Studio album by Eyesburn
- Released: 2005
- Recorded: M studio, Novi Sad, May 2005
- Genres: Hardcore punk, reggae
- Label: PGP RTS
- Producer: Boban Milunović

= How Much for Freedom? =

How Much for Freedom? is the fourth full-length studio album released by the Serbian hardcore/reggae band Eyesburn.

This is the first album to feature Dusan Petrović on saxophone and Vukasin Marković on Vocals and Trombone and only to feature Dalibor Vučić. It is also the only album recorded without Vladimir Lazić on bass.

Album was originally recorded in May 2005 and was supposed to be released in September, but due to problems with labels, the release was postponed to December. Album was released both in Serbia and Montenegro and Austria.

In January 2006, song "Eyes Are the Lights" was released as a first single from this album with an official music video. So Much Trouble in the World also got its official music video in 2007, while a video was recorded for "Like Tomorrow Never Come", but was never released officially. (Band published this video couple years later on YouTube).

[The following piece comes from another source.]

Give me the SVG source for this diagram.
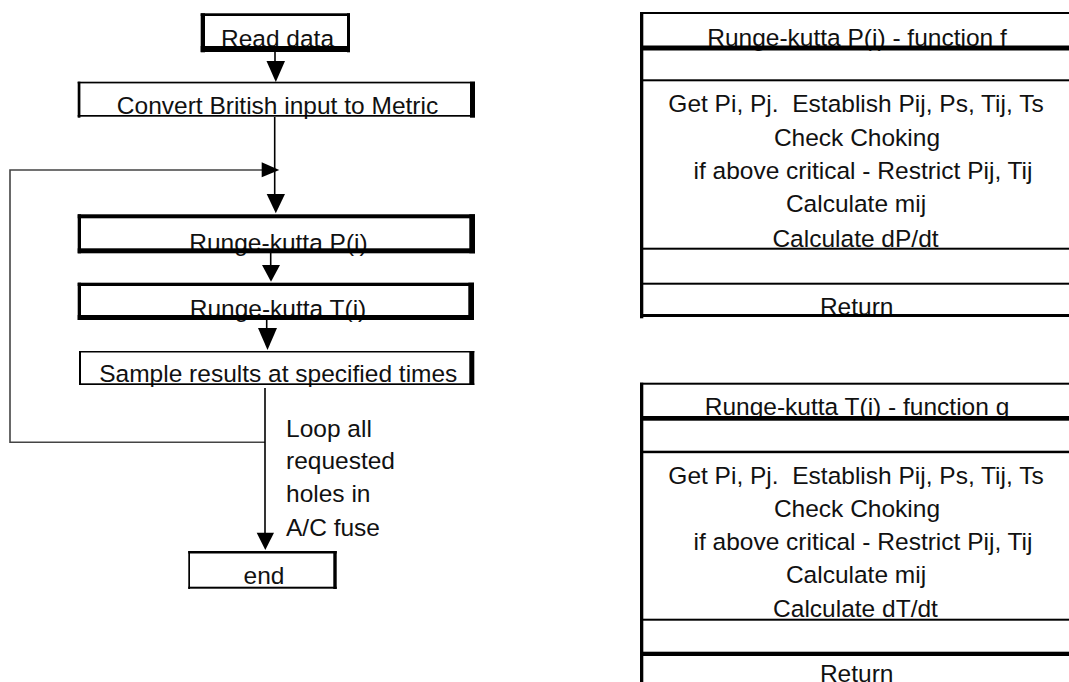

The band promoted How Much For Freedom in its promotional tour in March/April 2006.

== Track listing ==
1. "Higher Region"
2. "Injustice"
3. "Soul Reaches to the Sun"
4. "Terrorvision"
5. "In War with the System"
6. "Life"
7. "So Much Trouble in the World" (Music By, Lyrics By – Bob Marley)
8. "The More U Tell Dem"
9. "Eyes Are the Lights"
10. "Like Tomorrow Never Come"
11. "See You There"
12. "Power of Mind"

== Personnel ==

=== Eyesburn ===

- Nemanja Kojić - Vocals, Guitar & Trombone
- Aleksandar Petrović - Drums & Percussion
- Dušan Petrović - Saxophone
- Vukasin Marković - Trombone & Vocals
- Dalibor Vučić - Bass & Clarinet

==== Production ====

- Slobodan Milutinović - Producing, Recording & Mastering
- Darko Varga - Recording assistant
- Jan Šaš - Recording assistant
- Horst Pfaffelmayer - Mastering
- Björn Warns - Mixing
- Sven Kohlwage - Mixing

==== Other Credits ====

- Borivoje Kojić - Artwork
- Cover design - Nenad Živić
- Zoran Đuroski - Engineering (Live Sound)
- Oliver Bunić - Photography

== Live ==
To this day, this album remains as one of the least played live, only behind Troops of Light (and Freedomized).

"Higher Region" was only used as a tape song, often used as an opener. It was last time used in 2020.

"The More U Tell Dem", also known as "Chant, Chant" was the first track from this album to be played live, being played in December 2003. Unlike the release version, a tease of song "Moses" (by Soulfly and Eyesburn) is played live during the bridge. It is the only song from this album that is still being played.

"Life" was played first time in 2004, and even though band went on a hiatus in 2007, it was still played often after reunion until 2014, when Dušan Petrović left the band.

"So Much Trouble in the World" was played first time during the promotional tour of "How Much For Freedom", and similarly to "Life", it remained on the set lists until 2014.

"Terrorvision" was played first time in 2005, but wasn't played after the promotional tour in 2006.

"Eyes Are the Lights" was played first time in 2004, although it had slightly different lyrics. It was never played after band's hiatus in 2007.

"See You There" was played first time during the promotional tour of "How Much For Freedom" and was played even after band's hiatus in 2011, until Aleksandar Petrović left the band for 7 years. It has never been played since.

"Injustice", "Soul Reaches to the Sun" and "In War With the System" were played first time during the promotional tour of "How Much For Freedom" and were never played after band went on a hiatus in 2007.

"Power of Mind" has never been played in its entirety, but, interestingly, lyrics of this song were used as an outro to song "Moses" during the 2004 European tour with Soulfly.